# [EXERCISE TASK]
What follows is a set of records; restate each one word for word and drop the pictures.

# [MATERIAL SUPPLIED]
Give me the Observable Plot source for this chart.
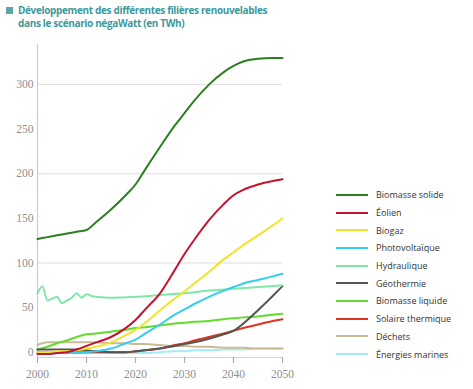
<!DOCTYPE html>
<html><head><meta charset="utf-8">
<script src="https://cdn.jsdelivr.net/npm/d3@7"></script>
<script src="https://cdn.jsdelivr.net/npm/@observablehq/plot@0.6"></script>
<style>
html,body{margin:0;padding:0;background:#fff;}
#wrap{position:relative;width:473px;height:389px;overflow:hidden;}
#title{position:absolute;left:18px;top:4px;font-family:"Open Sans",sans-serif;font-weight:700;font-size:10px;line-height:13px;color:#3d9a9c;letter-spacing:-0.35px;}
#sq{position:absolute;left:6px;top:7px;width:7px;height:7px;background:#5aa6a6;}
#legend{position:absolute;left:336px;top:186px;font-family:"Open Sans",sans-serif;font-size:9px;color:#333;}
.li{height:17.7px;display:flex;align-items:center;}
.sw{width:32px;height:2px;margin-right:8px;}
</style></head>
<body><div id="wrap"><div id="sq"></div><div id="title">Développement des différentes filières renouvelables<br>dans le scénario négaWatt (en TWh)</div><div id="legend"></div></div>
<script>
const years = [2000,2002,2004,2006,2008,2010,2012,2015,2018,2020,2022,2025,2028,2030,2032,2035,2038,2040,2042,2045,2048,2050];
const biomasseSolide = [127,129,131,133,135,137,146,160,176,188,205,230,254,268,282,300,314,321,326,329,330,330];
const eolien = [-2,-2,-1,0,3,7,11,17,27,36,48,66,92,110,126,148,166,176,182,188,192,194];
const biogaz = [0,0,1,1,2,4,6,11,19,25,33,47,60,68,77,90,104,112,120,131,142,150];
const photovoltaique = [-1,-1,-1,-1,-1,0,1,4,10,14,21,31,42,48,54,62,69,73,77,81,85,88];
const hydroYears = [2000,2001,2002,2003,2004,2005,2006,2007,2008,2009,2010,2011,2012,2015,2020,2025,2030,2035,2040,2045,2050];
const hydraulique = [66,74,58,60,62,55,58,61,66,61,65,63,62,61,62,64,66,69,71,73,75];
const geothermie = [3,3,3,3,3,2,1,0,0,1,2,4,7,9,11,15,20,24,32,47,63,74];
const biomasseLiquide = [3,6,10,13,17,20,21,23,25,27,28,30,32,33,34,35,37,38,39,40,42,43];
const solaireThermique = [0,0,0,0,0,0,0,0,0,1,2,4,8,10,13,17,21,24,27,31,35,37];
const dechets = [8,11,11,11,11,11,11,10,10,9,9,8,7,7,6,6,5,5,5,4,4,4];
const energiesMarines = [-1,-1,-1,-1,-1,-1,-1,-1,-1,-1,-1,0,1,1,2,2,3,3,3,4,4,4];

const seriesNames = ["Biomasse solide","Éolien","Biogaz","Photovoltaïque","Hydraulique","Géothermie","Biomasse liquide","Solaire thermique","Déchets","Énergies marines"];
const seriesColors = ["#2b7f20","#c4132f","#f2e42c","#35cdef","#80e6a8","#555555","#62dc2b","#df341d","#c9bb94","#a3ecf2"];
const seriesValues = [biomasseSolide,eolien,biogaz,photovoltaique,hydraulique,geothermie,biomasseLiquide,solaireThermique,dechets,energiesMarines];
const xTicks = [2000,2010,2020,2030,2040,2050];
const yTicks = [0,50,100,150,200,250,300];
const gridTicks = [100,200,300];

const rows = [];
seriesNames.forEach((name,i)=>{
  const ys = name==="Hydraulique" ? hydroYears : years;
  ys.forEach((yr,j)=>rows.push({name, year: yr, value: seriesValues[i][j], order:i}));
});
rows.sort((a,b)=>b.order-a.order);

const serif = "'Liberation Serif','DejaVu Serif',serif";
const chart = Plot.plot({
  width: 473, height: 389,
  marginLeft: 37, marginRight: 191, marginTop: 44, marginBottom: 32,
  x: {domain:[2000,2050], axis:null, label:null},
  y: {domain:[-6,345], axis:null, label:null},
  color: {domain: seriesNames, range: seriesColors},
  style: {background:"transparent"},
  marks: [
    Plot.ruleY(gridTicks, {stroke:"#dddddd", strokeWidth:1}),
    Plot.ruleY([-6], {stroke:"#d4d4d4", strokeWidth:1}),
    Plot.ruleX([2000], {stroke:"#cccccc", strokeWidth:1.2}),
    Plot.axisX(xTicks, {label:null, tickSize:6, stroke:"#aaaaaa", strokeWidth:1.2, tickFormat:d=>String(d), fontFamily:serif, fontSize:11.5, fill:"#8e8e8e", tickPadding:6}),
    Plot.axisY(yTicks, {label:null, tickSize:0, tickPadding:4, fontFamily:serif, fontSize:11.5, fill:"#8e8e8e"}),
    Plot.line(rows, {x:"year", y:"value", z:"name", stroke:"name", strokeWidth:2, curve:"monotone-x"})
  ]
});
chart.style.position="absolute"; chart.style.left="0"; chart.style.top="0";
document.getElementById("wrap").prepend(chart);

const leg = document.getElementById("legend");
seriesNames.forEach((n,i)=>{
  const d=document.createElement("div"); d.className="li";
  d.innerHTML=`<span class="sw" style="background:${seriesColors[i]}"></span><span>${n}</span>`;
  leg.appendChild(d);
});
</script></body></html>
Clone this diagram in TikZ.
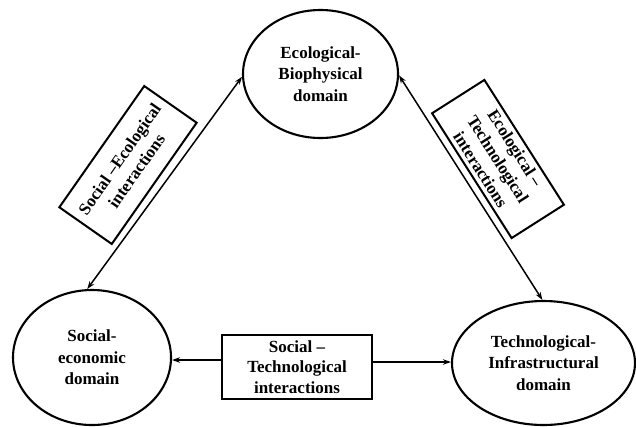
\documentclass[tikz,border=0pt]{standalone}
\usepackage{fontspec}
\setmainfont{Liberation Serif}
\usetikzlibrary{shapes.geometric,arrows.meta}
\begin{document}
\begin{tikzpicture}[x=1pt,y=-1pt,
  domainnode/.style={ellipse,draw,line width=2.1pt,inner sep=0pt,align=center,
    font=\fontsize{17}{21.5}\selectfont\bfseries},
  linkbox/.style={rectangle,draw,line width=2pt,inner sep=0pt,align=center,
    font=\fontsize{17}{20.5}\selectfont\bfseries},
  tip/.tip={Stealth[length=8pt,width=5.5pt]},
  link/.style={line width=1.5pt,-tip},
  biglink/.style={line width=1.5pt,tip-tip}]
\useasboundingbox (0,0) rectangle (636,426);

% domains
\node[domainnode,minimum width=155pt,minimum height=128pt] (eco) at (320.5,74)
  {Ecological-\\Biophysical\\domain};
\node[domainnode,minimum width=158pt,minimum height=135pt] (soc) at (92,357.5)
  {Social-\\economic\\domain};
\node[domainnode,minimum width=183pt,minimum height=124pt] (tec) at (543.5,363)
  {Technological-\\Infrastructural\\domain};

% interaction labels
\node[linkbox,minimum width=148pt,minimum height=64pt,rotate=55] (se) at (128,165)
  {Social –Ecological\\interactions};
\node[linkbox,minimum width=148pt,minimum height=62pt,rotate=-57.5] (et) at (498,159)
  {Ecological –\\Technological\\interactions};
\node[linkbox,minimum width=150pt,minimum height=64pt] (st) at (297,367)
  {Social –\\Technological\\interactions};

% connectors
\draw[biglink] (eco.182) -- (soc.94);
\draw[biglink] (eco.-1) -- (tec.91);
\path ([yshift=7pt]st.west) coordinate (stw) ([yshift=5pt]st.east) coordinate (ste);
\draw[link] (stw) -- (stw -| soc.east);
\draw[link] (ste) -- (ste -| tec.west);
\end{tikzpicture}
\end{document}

# [RESPONSE TO THIS EXERCISE]
Give me the Observable Plot source for this chart.
<!DOCTYPE html>
<html><head><meta charset="utf-8">
<script src="https://cdn.jsdelivr.net/npm/d3@7"></script>
<script src="https://cdn.jsdelivr.net/npm/@observablehq/plot@0.6"></script>
<style>
html,body{margin:0;padding:0;background:#fff;}
#wrap{position:relative;width:473px;height:389px;overflow:hidden;}
#title{position:absolute;left:18px;top:4px;font-family:"Open Sans",sans-serif;font-weight:700;font-size:10px;line-height:13px;color:#3d9a9c;letter-spacing:-0.35px;}
#sq{position:absolute;left:6px;top:7px;width:7px;height:7px;background:#5aa6a6;}
#legend{position:absolute;left:336px;top:186px;font-family:"Open Sans",sans-serif;font-size:9px;color:#333;}
.li{height:17.7px;display:flex;align-items:center;}
.sw{width:32px;height:2px;margin-right:8px;}
</style></head>
<body><div id="wrap"><div id="sq"></div><div id="title">Développement des différentes filières renouvelables<br>dans le scénario négaWatt (en TWh)</div><div id="legend"></div></div>
<script>
const years = [2000,2002,2004,2006,2008,2010,2012,2015,2018,2020,2022,2025,2028,2030,2032,2035,2038,2040,2042,2045,2048,2050];
const biomasseSolide = [127,129,131,133,135,137,146,160,176,188,205,230,254,268,282,300,314,321,326,329,330,330];
const eolien = [-2,-2,-1,0,3,7,11,17,27,36,48,66,92,110,126,148,166,176,182,188,192,194];
const biogaz = [0,0,1,1,2,4,6,11,19,25,33,47,60,68,77,90,104,112,120,131,142,150];
const photovoltaique = [-1,-1,-1,-1,-1,0,1,4,10,14,21,31,42,48,54,62,69,73,77,81,85,88];
const hydroYears = [2000,2001,2002,2003,2004,2005,2006,2007,2008,2009,2010,2011,2012,2015,2020,2025,2030,2035,2040,2045,2050];
const hydraulique = [66,74,58,60,62,55,58,61,66,61,65,63,62,61,62,64,66,69,71,73,75];
const geothermie = [3,3,3,3,3,2,1,0,0,1,2,4,7,9,11,15,20,24,32,47,63,74];
const biomasseLiquide = [3,6,10,13,17,20,21,23,25,27,28,30,32,33,34,35,37,38,39,40,42,43];
const solaireThermique = [0,0,0,0,0,0,0,0,0,1,2,4,8,10,13,17,21,24,27,31,35,37];
const dechets = [8,11,11,11,11,11,11,10,10,9,9,8,7,7,6,6,5,5,5,4,4,4];
const energiesMarines = [-1,-1,-1,-1,-1,-1,-1,-1,-1,-1,-1,0,1,1,2,2,3,3,3,4,4,4];

const seriesNames = ["Biomasse solide","Éolien","Biogaz","Photovoltaïque","Hydraulique","Géothermie","Biomasse liquide","Solaire thermique","Déchets","Énergies marines"];
const seriesColors = ["#2b7f20","#c4132f","#f2e42c","#35cdef","#80e6a8","#555555","#62dc2b","#df341d","#c9bb94","#a3ecf2"];
const seriesValues = [biomasseSolide,eolien,biogaz,photovoltaique,hydraulique,geothermie,biomasseLiquide,solaireThermique,dechets,energiesMarines];
const xTicks = [2000,2010,2020,2030,2040,2050];
const yTicks = [0,50,100,150,200,250,300];
const gridTicks = [100,200,300];

const rows = [];
seriesNames.forEach((name,i)=>{
  const ys = name==="Hydraulique" ? hydroYears : years;
  ys.forEach((yr,j)=>rows.push({name, year: yr, value: seriesValues[i][j], order:i}));
});
rows.sort((a,b)=>b.order-a.order);

const serif = "'Liberation Serif','DejaVu Serif',serif";
const chart = Plot.plot({
  width: 473, height: 389,
  marginLeft: 37, marginRight: 191, marginTop: 44, marginBottom: 32,
  x: {domain:[2000,2050], axis:null, label:null},
  y: {domain:[-6,345], axis:null, label:null},
  color: {domain: seriesNames, range: seriesColors},
  style: {background:"transparent"},
  marks: [
    Plot.ruleY(gridTicks, {stroke:"#dddddd", strokeWidth:1}),
    Plot.ruleY([-6], {stroke:"#d4d4d4", strokeWidth:1}),
    Plot.ruleX([2000], {stroke:"#cccccc", strokeWidth:1.2}),
    Plot.axisX(xTicks, {label:null, tickSize:6, stroke:"#aaaaaa", strokeWidth:1.2, tickFormat:d=>String(d), fontFamily:serif, fontSize:11.5, fill:"#8e8e8e", tickPadding:6}),
    Plot.axisY(yTicks, {label:null, tickSize:0, tickPadding:4, fontFamily:serif, fontSize:11.5, fill:"#8e8e8e"}),
    Plot.line(rows, {x:"year", y:"value", z:"name", stroke:"name", strokeWidth:2, curve:"monotone-x"})
  ]
});
chart.style.position="absolute"; chart.style.left="0"; chart.style.top="0";
document.getElementById("wrap").prepend(chart);

const leg = document.getElementById("legend");
seriesNames.forEach((n,i)=>{
  const d=document.createElement("div"); d.className="li";
  d.innerHTML=`<span class="sw" style="background:${seriesColors[i]}"></span><span>${n}</span>`;
  leg.appendChild(d);
});
</script></body></html>
Clone this diagram in TikZ.
\documentclass[tikz,border=0pt]{standalone}
\usepackage{fontspec}
\setmainfont{Liberation Serif}
\usetikzlibrary{shapes.geometric,arrows.meta}
\begin{document}
\begin{tikzpicture}[x=1pt,y=-1pt,
  domainnode/.style={ellipse,draw,line width=2.1pt,inner sep=0pt,align=center,
    font=\fontsize{17}{21.5}\selectfont\bfseries},
  linkbox/.style={rectangle,draw,line width=2pt,inner sep=0pt,align=center,
    font=\fontsize{17}{20.5}\selectfont\bfseries},
  tip/.tip={Stealth[length=8pt,width=5.5pt]},
  link/.style={line width=1.5pt,-tip},
  biglink/.style={line width=1.5pt,tip-tip}]
\useasboundingbox (0,0) rectangle (636,426);

% domains
\node[domainnode,minimum width=155pt,minimum height=128pt] (eco) at (320.5,74)
  {Ecological-\\Biophysical\\domain};
\node[domainnode,minimum width=158pt,minimum height=135pt] (soc) at (92,357.5)
  {Social-\\economic\\domain};
\node[domainnode,minimum width=183pt,minimum height=124pt] (tec) at (543.5,363)
  {Technological-\\Infrastructural\\domain};

% interaction labels
\node[linkbox,minimum width=148pt,minimum height=64pt,rotate=55] (se) at (128,165)
  {Social –Ecological\\interactions};
\node[linkbox,minimum width=148pt,minimum height=62pt,rotate=-57.5] (et) at (498,159)
  {Ecological –\\Technological\\interactions};
\node[linkbox,minimum width=150pt,minimum height=64pt] (st) at (297,367)
  {Social –\\Technological\\interactions};

% connectors
\draw[biglink] (eco.182) -- (soc.94);
\draw[biglink] (eco.-1) -- (tec.91);
\path ([yshift=7pt]st.west) coordinate (stw) ([yshift=5pt]st.east) coordinate (ste);
\draw[link] (stw) -- (stw -| soc.east);
\draw[link] (ste) -- (ste -| tec.west);
\end{tikzpicture}
\end{document}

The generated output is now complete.